Data to use:
=======

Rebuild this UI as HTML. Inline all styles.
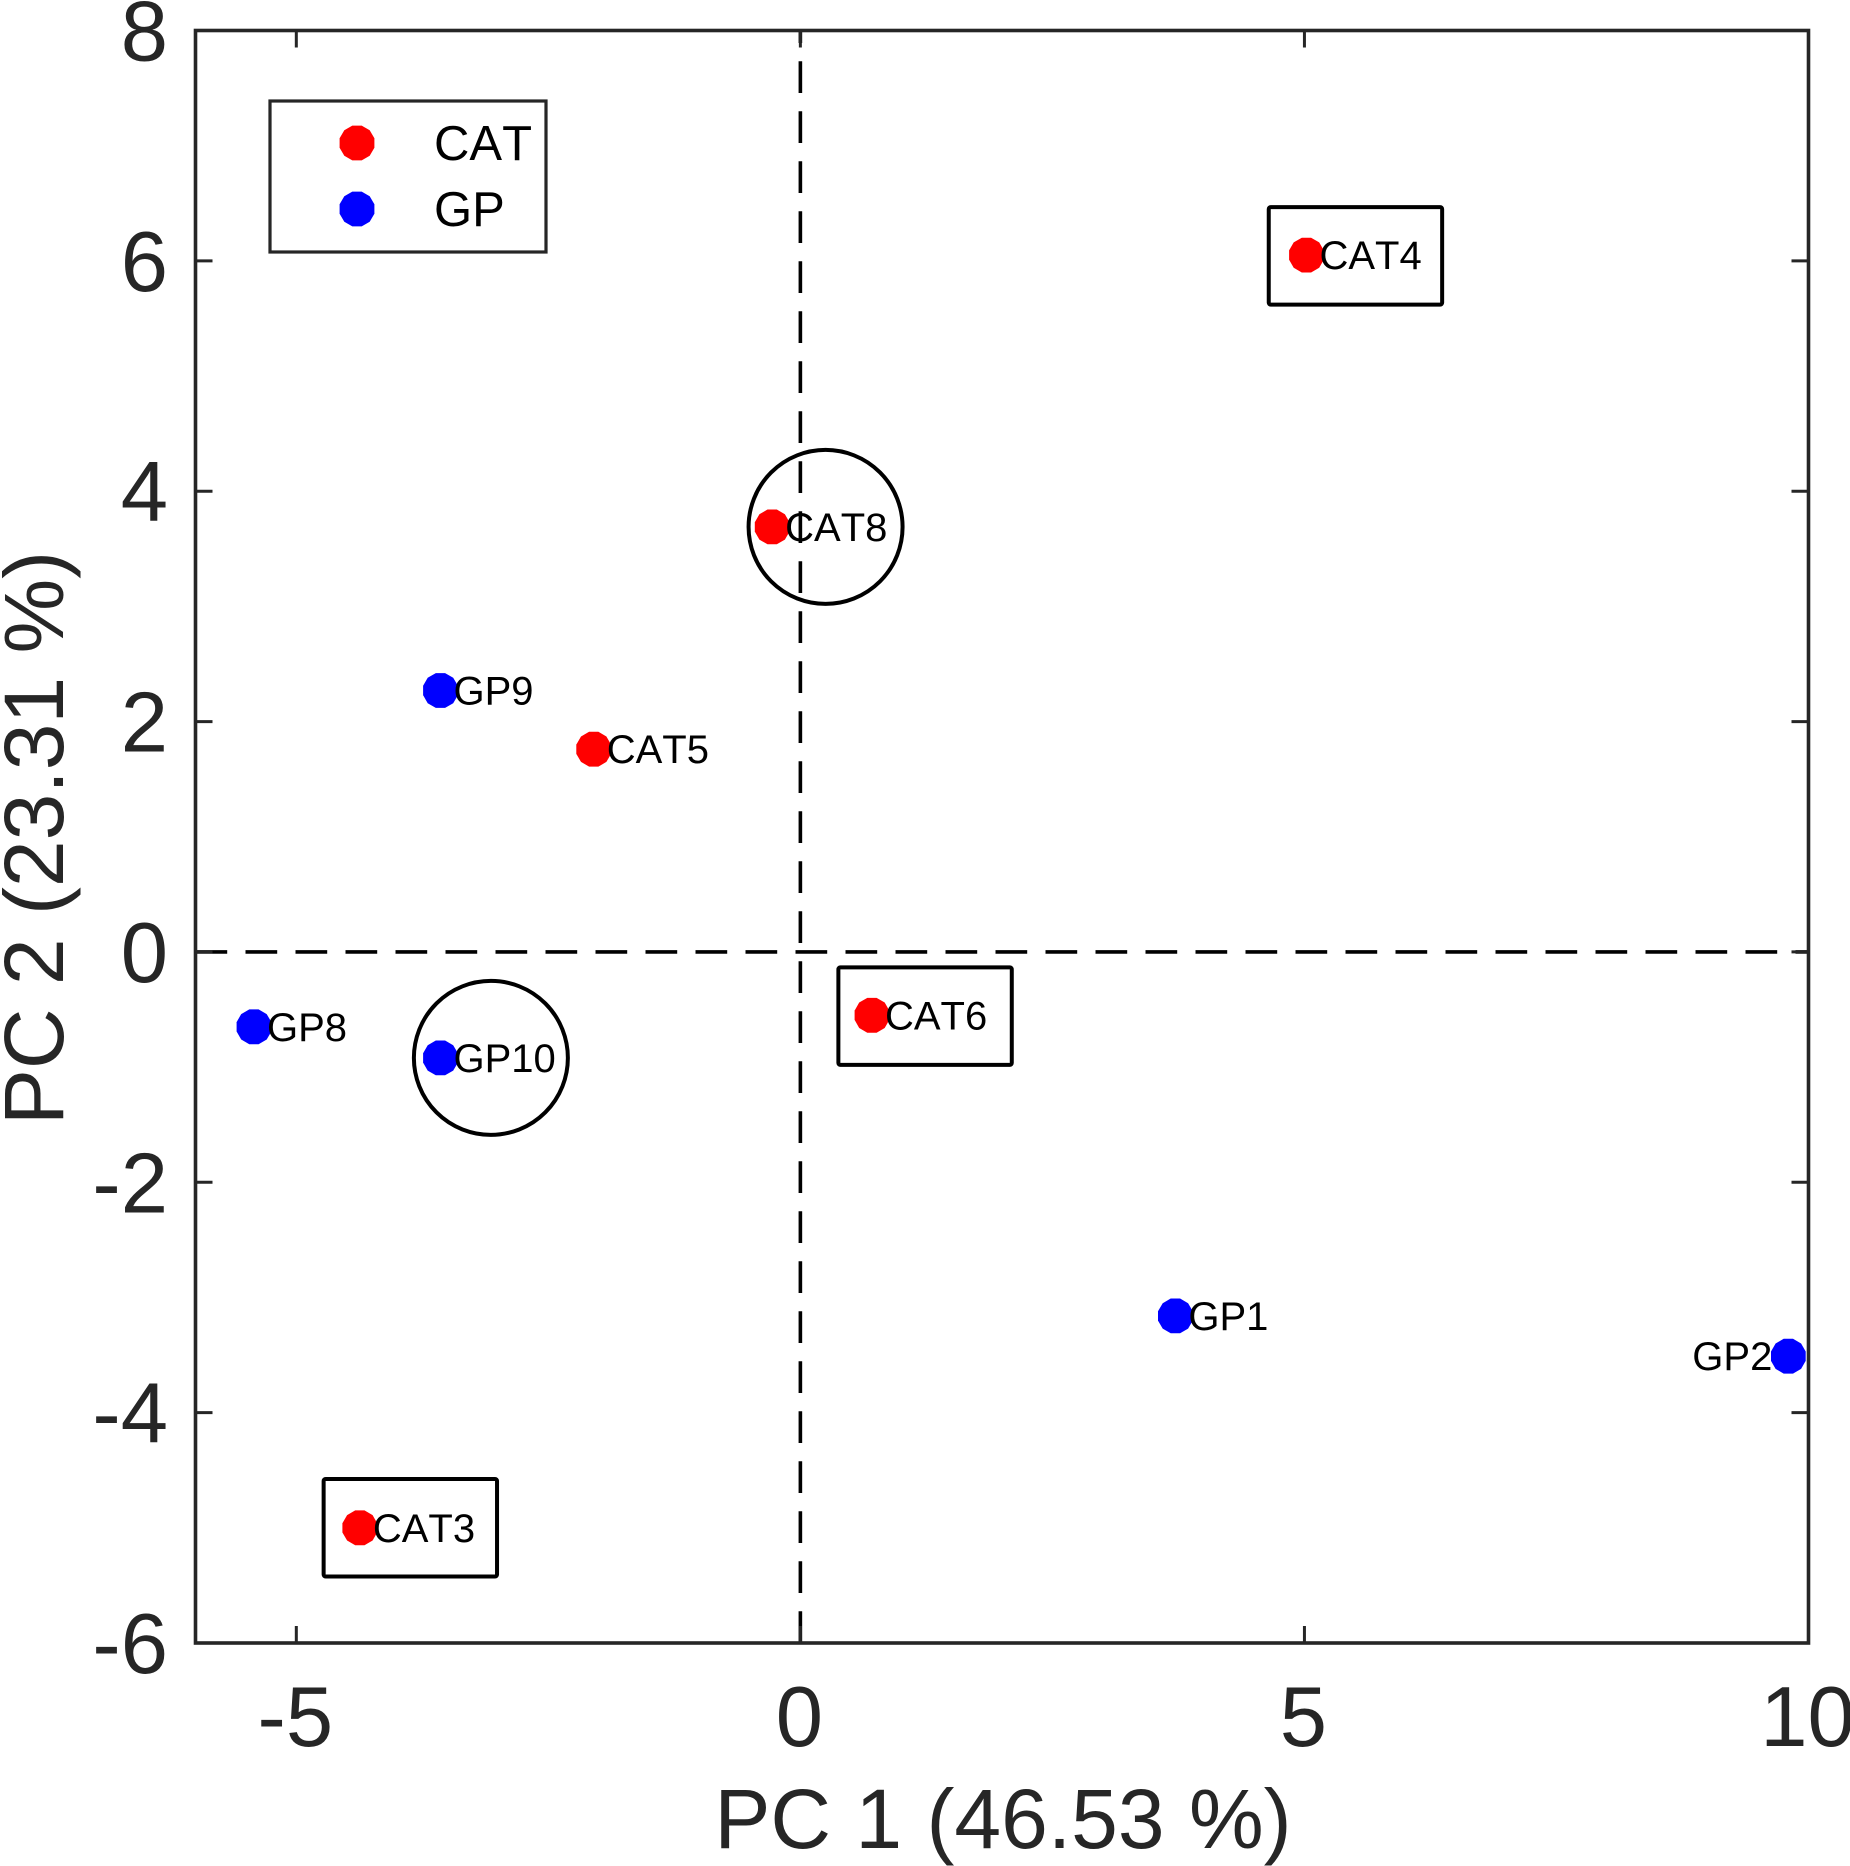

=======

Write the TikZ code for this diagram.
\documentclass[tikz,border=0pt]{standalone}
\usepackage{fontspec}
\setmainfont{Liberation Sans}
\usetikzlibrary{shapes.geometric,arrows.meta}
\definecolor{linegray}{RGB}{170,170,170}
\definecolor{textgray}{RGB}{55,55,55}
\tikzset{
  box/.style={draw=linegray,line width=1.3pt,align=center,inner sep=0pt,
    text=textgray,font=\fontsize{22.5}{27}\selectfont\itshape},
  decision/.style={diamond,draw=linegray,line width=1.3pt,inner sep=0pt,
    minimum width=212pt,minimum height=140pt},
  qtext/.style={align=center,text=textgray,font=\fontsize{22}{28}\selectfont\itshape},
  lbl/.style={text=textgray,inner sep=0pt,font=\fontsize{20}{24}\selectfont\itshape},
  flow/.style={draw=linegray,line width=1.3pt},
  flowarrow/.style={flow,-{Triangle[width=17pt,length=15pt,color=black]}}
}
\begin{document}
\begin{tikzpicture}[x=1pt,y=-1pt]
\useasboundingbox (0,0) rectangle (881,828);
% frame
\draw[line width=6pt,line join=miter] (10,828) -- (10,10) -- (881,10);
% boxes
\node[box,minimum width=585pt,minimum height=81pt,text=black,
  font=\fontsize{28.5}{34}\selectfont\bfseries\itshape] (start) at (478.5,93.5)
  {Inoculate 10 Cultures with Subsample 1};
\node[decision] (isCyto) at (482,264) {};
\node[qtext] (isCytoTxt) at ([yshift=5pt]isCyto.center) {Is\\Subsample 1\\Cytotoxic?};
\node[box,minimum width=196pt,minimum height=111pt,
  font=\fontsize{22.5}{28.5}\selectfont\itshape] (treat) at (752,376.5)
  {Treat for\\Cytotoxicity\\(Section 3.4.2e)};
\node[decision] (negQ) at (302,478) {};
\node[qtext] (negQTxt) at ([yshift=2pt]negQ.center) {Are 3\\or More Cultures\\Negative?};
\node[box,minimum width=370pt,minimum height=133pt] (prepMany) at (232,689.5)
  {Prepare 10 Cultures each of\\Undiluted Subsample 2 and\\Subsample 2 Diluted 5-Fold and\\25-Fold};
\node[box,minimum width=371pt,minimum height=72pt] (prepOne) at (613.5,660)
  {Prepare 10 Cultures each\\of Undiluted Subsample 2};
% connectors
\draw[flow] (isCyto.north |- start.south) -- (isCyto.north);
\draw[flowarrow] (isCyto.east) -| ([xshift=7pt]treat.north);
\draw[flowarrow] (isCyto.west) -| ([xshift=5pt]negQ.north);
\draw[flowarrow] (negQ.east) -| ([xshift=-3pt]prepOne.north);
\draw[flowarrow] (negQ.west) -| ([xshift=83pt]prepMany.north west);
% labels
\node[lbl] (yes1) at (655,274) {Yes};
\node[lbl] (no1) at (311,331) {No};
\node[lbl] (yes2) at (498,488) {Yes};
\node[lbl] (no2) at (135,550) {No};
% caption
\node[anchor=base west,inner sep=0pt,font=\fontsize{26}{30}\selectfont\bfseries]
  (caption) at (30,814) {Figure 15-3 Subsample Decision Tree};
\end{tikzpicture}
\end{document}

=======

Objective:
In the records above, locate every line with the string "this" and copy it.

Task output:
Rebuild this UI as HTML. Inline all styles.
Write the TikZ code for this diagram.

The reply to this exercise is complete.